A personagem central também se envolveu com homens que a enxergavam como uma figura materna, responsável por protegê-los de todo o mal e amá-los incondicionalmente.
Ao incorporar esses temas ao romance, a autora demonstra que a violência acompanha as mulheres desde a infância e, muitas vezes, vem de quem deveria protegê-las. Mostra também que uma situação financeira confortável não é capaz de evitar abusos físicos e psicológicos e que mesmo membros de uma família aparentemente funcional podem colocar numa criança a responsabilidade dos atos de adultos mal-intencionados.
Ponto de virada
Memória de ninguém é bastante original — e até mesmo ousado — ao abordar o luto sem que a trama fique presa exclusivamente à melancolia. Na obra de Helena Machado os mais diversos sentimentos ganham espaço e se confundem, mesmo quando opostos.

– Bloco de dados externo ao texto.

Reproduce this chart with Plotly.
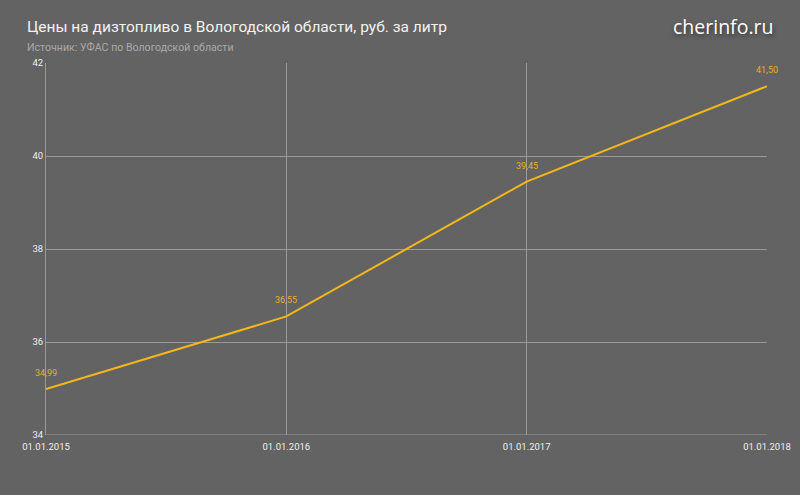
import plotly.graph_objects as go

dates = ["01.01.2015", "01.01.2016", "01.01.2017", "01.01.2018"]
prices = [34.99, 36.55, 39.45, 41.50]
price_labels = ["34,99", "36,55", "39,45", "41,50"]
y_ticks = [34, 36, 38, 40, 42]

BG = "#636363"
GRID = "#9a9a9a"
LINE = "#f7b718"
LABEL = "#e9ad2a"

fig = go.Figure()
fig.add_trace(go.Scatter(
    x=dates, y=prices, mode="lines",
    line=dict(color=LINE, width=2),
    hoverinfo="skip", showlegend=False,
))
for d, p, t in zip(dates, prices, price_labels):
    fig.add_annotation(x=d, y=p, text=t, showarrow=False, yshift=16,
                       font=dict(family="Roboto", size=9, color=LABEL))

fig.update_layout(
    width=800, height=495,
    paper_bgcolor=BG, plot_bgcolor=BG,
    margin=dict(l=46, r=33, t=63, b=60, autoexpand=False),
    font=dict(family="Roboto", color="#eeeeee", size=10),
    showlegend=False,
)
fig.update_xaxes(
    type="category", range=[0, 3], automargin=False,
    showgrid=True, gridcolor=GRID, gridwidth=1,
    showline=False, zeroline=False,
    ticks="", ticklabelstandoff=4,
    tickfont=dict(family="Roboto", size=9.5, color="#eeeeee"),
)
fig.update_yaxes(
    range=[34, 42], tickvals=y_ticks, ticktext=[str(v) for v in y_ticks],
    automargin=False,
    showgrid=True, gridcolor=GRID, gridwidth=1,
    showline=True, linecolor=GRID, linewidth=1,
    zeroline=False, ticks="",
    tickfont=dict(family="Roboto", size=9.5, color="#eeeeee"),
)
fig.add_shape(type="line", xref="paper", yref="y", x0=0, x1=1, y0=34, y1=34,
              line=dict(color=GRID, width=1))

fig.add_annotation(xref="paper", yref="paper", x=-0.029, y=1.0,
                   xanchor="left", yanchor="bottom", yshift=25,
                   text="Цены на дизтопливо в Вологодской области, руб. за литр",
                   showarrow=False,
                   font=dict(family="Roboto", size=15.5, color="#f2f2f2"))
fig.add_annotation(xref="paper", yref="paper", x=-0.029, y=1.0,
                   xanchor="left", yanchor="bottom", yshift=7,
                   text="Источник: УФАС по Вологодской области",
                   showarrow=False,
                   font=dict(family="Roboto", size=10.6, color="#a8a8a8"))
fig.add_annotation(xref="paper", yref="paper", x=1.011, y=1.0,
                   xanchor="right", yanchor="bottom", yshift=21,
                   text="cherinfo.ru", showarrow=False,
                   font=dict(family="Open Sans", size=19.5, color="#ffffff",
                             shadow="1px 2px 4px rgba(0,0,0,0.5)"))

fig.write_html("out.html", config={"displayModeBar": False},
               post_script="document.body.style.margin='0';")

A morte do pai não é o que dá origem à crise existencial, mas sim o que permite que a protagonista enxergue com clareza sua situação de desamparo e insatisfação. Aqui o sofrimento possibilita tanto um olhar atento e demorado para dentro de si quanto o início da vivência do luto de tantas coisas mortas já há muito tempo.
De certa forma, a morte do pai é o que traz à tona muitos outros traumas, ao mesmo tempo em que faz com que a personagem finalmente se perceba como uma mulher de quase 40 anos cercada de dúvidas, questões mal resolvidas e gritos presos na garganta.
É a partir disso que compreende para onde foram todos os seus silêncios e busca entender o que fazer com cada um deles. Percebe que a memória de ninguém pertence a tudo e a todos e que pessoa alguma parte por inteiro, afinal, “os fantasmas podem até envelhecer, mas não morrem jamais”.